Leaving behind our employers, kids’ schools, home, family and friends was also rough. There was nothing in our cultural, professional, or social circles that normalized the idea of a midlife career sabbatical.
Why would any normal, healthy, well-functioning adult subject herself to this? Quite simply, the dream and the prize were so compelling that I was willing to do whatever it took.
After almost 3 years, we had jumped enough of those internal and external hurdles. By then, we couldn’t have stopped the forward momentum if we had wanted to. It had taken on a life of its own.
I felt as though the outcome had been known since the beginning of time, even though yes, we had chosen it. I am neither a philosopher nor a theologian and I realize this may sound woo-woo. But this is what it felt like to fight and win against such strong internal and external Resistance.

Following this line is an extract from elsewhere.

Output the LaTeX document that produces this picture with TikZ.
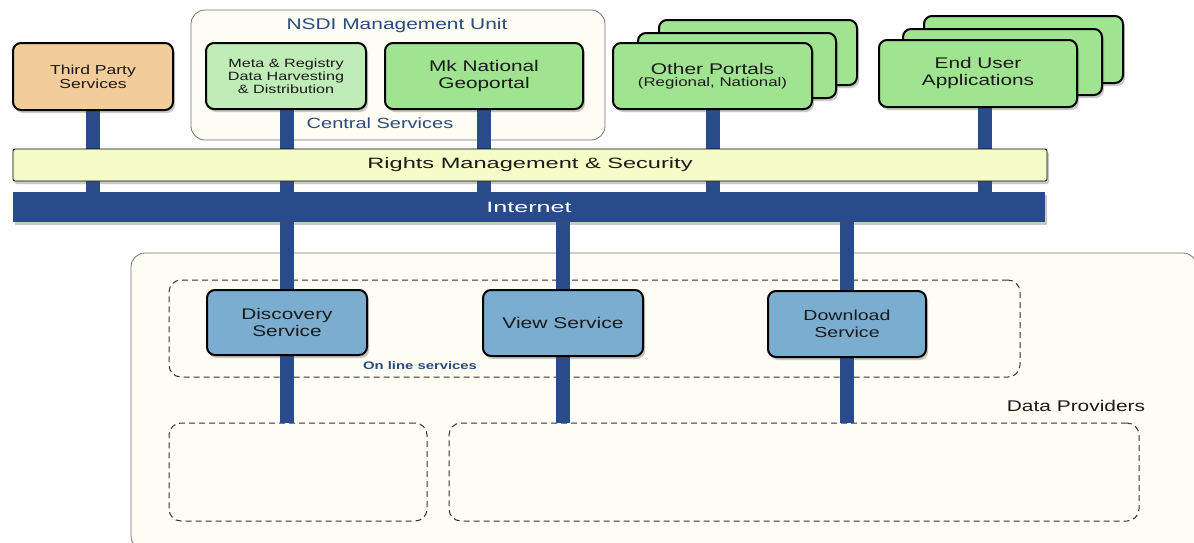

Nothing about this was easy, and I made countless decisions over a 3-year period to remain in alignment with this really big goal. As humans, we have a choice and that power of choice is profound.
So today is my 50th Birthday. I am grateful for my life and for a quiet lunch of Paella Valenciana at a beachfront restaurant on the Mediterranean. Family and friends back home are suffering through a cold front that brought early winter snow. We walked off our lunch in a light jacket, while basking in the peace, quiet and sunshine.
I am thinking of all the wonderful people in my life, of my home, neighborhood, and our kids’ schools. We have a really good life and I am so grateful.
Apart from paella and flamenco, beaches and sangria, I sense that I am also here for some deep inner work. Taking time to do nothing, to sit and listen, to self-care, and to enjoy time with my husband and kids, is the “work” at hand.
I tend to resist Rest, of course. I want to be productive and to accomplish something during my sabbatical. But what if Rest is productive, that doing nothing is really doing something deep? Perhaps there is wisdom in life’s quiet, unseen places and it is ok to hang out there for a time. Rest can sow the seeds for whatever is to come in the next 50 years.
Or maybe not. Maybe there doesn’t have to be a reason or a purpose for everything. Maybe it’s okay to just rest and enjoy our lives for the sake of rest and enjoyment.
Happy 50th Birthday to Me!
Also, hurray for my blog, which is LIVE again, as of today. For the backstory on the prior blog shutdown, click here.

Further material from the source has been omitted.